Several times each day we all engage in one of the most sacred acts there is: blending our lives with that of another. We take this life from another being and use it to fuel our own existence. The other being has no say in the matter. We call it “eating.”
My journey of relationship with food began when I did a science project in junior high where I raised shrimp, and treated the water in three of the four tanks with different pollutants to measure the impact on marine life. Shrimp had been one of my favorite kinds of seafood, but that wouldn’t last. Shrimp were invertebrates, so I didn’t need to fill out any paperwork, and we had assumed their intelligence was negligible. We had further assumed the shrimp would just go about their lives with no interaction outside of feeding, but we discovered otherwise. The shrimp knew us. They could tell when I entered a room versus my parents or sister doing so. When I came into the room, some of them would jump out of their tanks and flip in the air, before diving back in the water. They interacted with me through the tank walls.
I was horrified.
The end result was that I wound up with an ever diminishing number of pet shrimp, and refused to eat them again until well into my college years.

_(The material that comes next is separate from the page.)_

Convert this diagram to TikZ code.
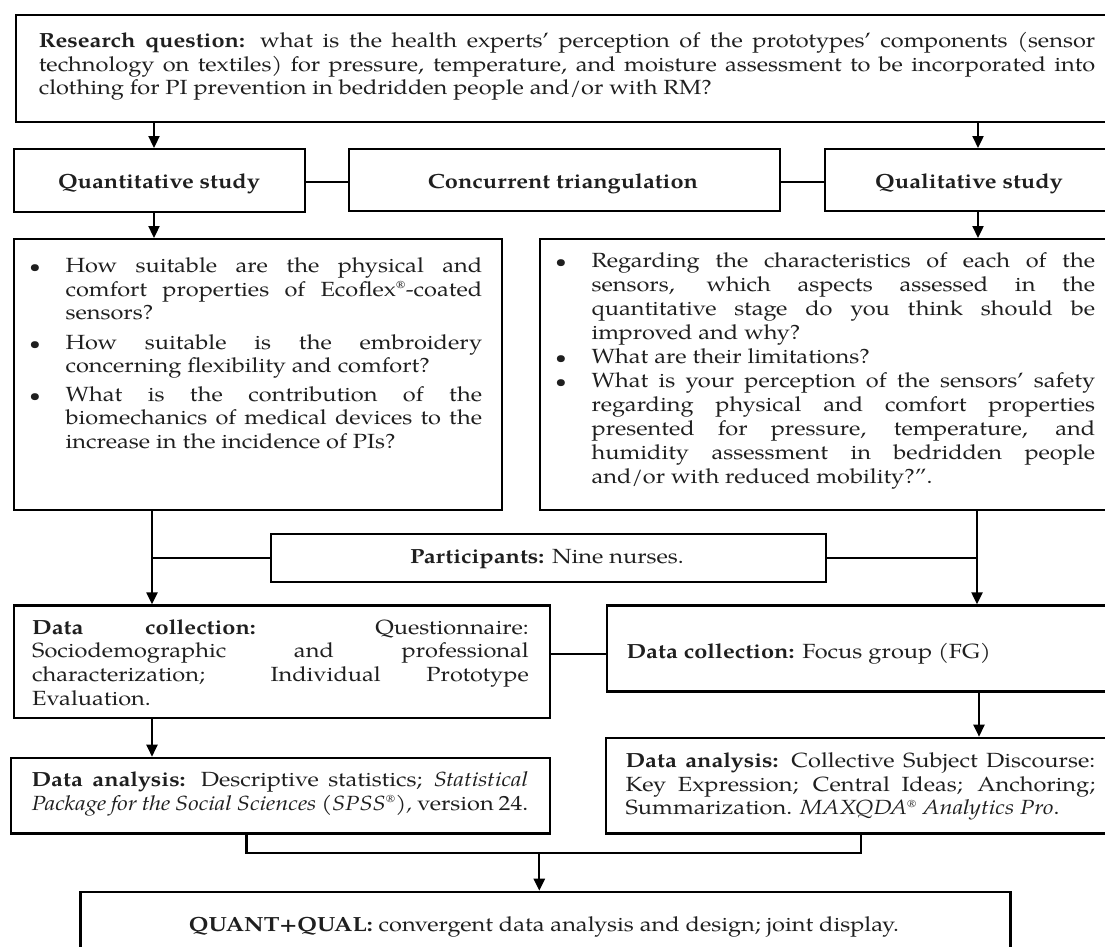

I tried to go vegetarian with the logic that if I couldn’t eat shrimp because those few recognised me, then I couldn’t eat any other animals that would surely be able to do likewise. That lasted about a week, and uncovered a weird iron deficiency where I don’t produce enough of the heme molecule and must acquire it from animal sources. The medical dispensation to eat meat (and let’s be real, I’ve always been a carnivore by preference) didn’t sit well with me, I knew I was a hypocrite, but I had to live with it.
During my first year in college, I worked at a barn leading trail rides. At the time I was opposed to hunting (Shooting Bambi? How could you!?!), but the two cowboys who worked there would regularly trade sightings of particular deer (8 point bucks). Honestly I think they did it sometimes just to get a rise out of me. The farm butted up against a huge private deer preserve, and our people had permission to hunt there, and lead the trail rides on that property.
The lower pasture at this barn contained a good bit of woods, but the central portion of it was a huge pasture. I couldn’t tell you the acreage, and it was so long ago I no longer could tell you how many horses we kept on it, though it was somewhere around 20. The wooded portion of the pasture was enough space to lead an hour-long trail ride through, and still not see it all. It was huge, and yet we had to supplement the horses with hay. I could not figure it out.
The answer came to me one day when I was leading a ride back to the barn, cutting through this pasture. When we came to the clearing, all you could see was deer. I stopped counting when I got to 30 and had only covered about a third of the clearing. And every single one of them looked emaciated or diseased. We had taken away their predators, and not replaced them. And here I was, objecting to the few people doing something about the problem, for sentiment.
These were two events that shook my world when they happened, and have strongly influenced my outlook. By the time I got to college I had blended spirits with a tree, so I knew that trees had spirits too. That all plants had them as well was easy to extrapolate, as plants responded to things people did. So I was unsurprised when I read in The Hidden Life of Trees that the mycelial network existed. What I haven’t heard much about were the implications of this with respect to eating.
No matter what we do, if we want to survive we must consume other beings with spirits of their own, with consciousness. We have no choice. Nothing does. It doesn’t matter if the food you consume is vegetable or animal, it is a living thing. That is one hell of a responsibility. This means we have an obligation to the things that died for our tables to use their lives well.
This is part of why our disposable culture disgusts me sometimes. We throw out so much food, allow it to spoil, and we don’t even think about it. At best, there is some small guilt when we remember the proverbial starving children our parents held over our heads to make us eat our vegetables in our youth. These are lives we took. Something died, even if it’s “just” a plant, and yet we discard their sacrifices as if they are meaningless. Then we turn around and speak about the sanctity of life.
If life is sacred, then all life is sacred.
What does this look like in my life? My husband and I plan our meals for the week, and buy exactly what we need. We try to keep an eye on cans, and rotate them out regularly. We save leftovers, and even plan for them as meals. We are careful to stock things we will actually eat. When eating dinner, I split my portions into multiple bowls when appropriate, so I can more easily control what I eat, and more importantly, clean my plate. It’s a rare thing for me to send food back on my plate, and generally when it happens, it’s being packed up for lunch the next day.
I wish I could go further. I would like to support community supported agriculture, and eat locally grown and raised foods, but our society is structured in such a way that to do so is incredibly expensive. Being picky about where my meat comes from and how it was raised is a dream of mine, unfortunately not one my husband shares. Given the burden he carries of my medical bills, and caring for me, the cats, and the house, I can’t ask him to take this step further. The realities of being disabled unfortunately limit how much I can do, but I do as much as I can.